The third component of adaptive capability is the ability to learn from experience.

Quests are by their nature too ambitious, too complicated and too problematical to have all the required wisdom at the outset. Learning must happen on the way.

Learning here does not refer to the witch-hunts and blame apportionment that, typically, follow corporate embarrassment & discomfiture. Adaptive capability requires an ethos of learning. Embracing malfunctions, fiascos, letdowns, screw-ups and disappointments for what they can teach us rather than the seizing opportunities to snipe at ‘colleagues’ and bemoan bureaucracy processes & resource constraints.

In this phase of our involvement we enable you to identify, direct and support learning teams… sensitised groups of stakeholders in specific areas of the organisation. This enhances the organisation’s ability to benefit from it’s experiences, not hide them.

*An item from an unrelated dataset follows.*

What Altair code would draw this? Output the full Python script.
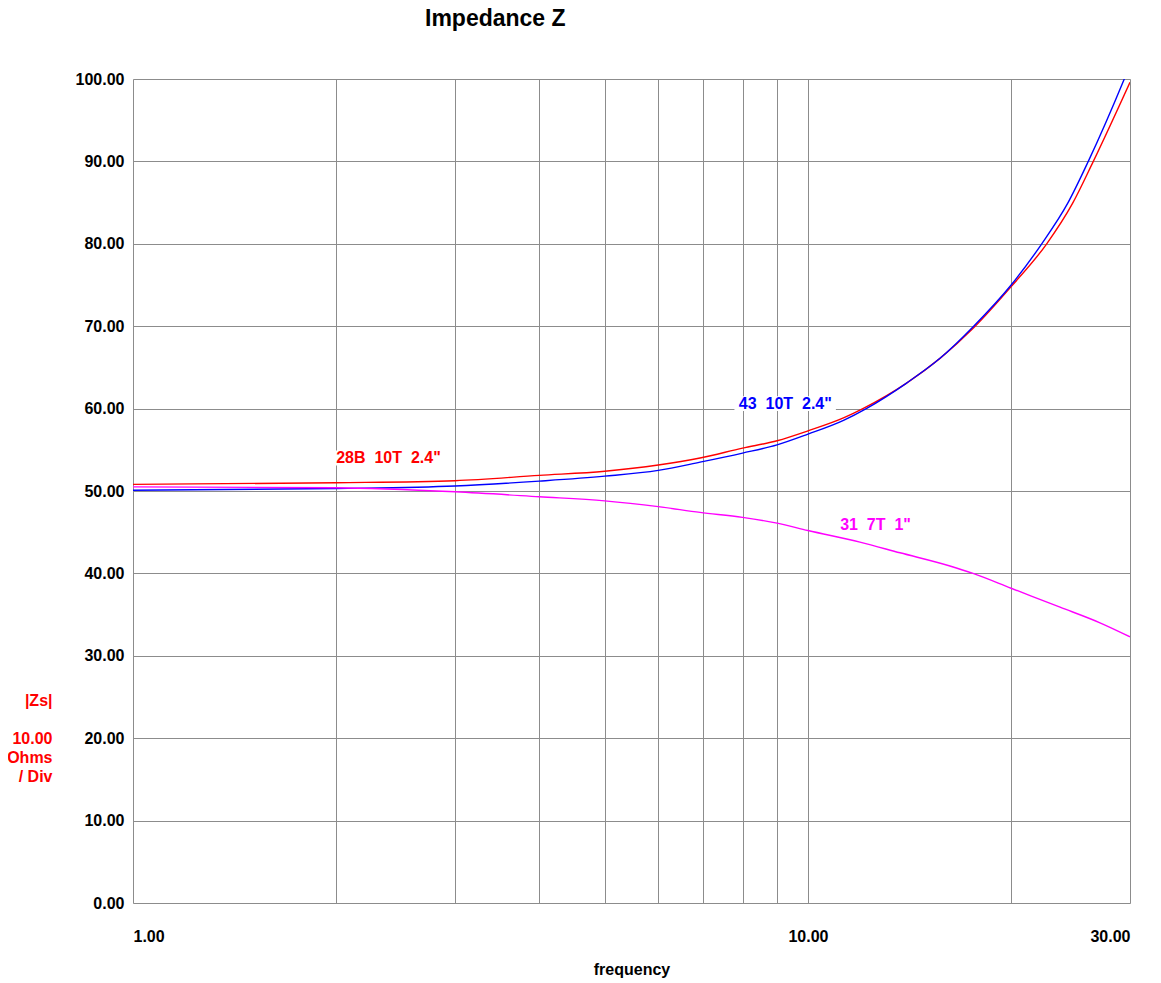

Many organisations unwittingly impede learning through fear. Any hint of real, implied or even an imagined sense of threat mean that, without good facilitation, being honest can be a menacing prospect. Fear evokes defensiveness, which in turn corrodes adaptive capability. Well set up, directed and facilitated learning teams overcomes the fear of disclosure required for true learning.

Over time, our approach, of identifying and mentoring your own facilitators will develop a self-sufficient capability to generate learning feedback. This is critical for the organisation to continually adapt itself.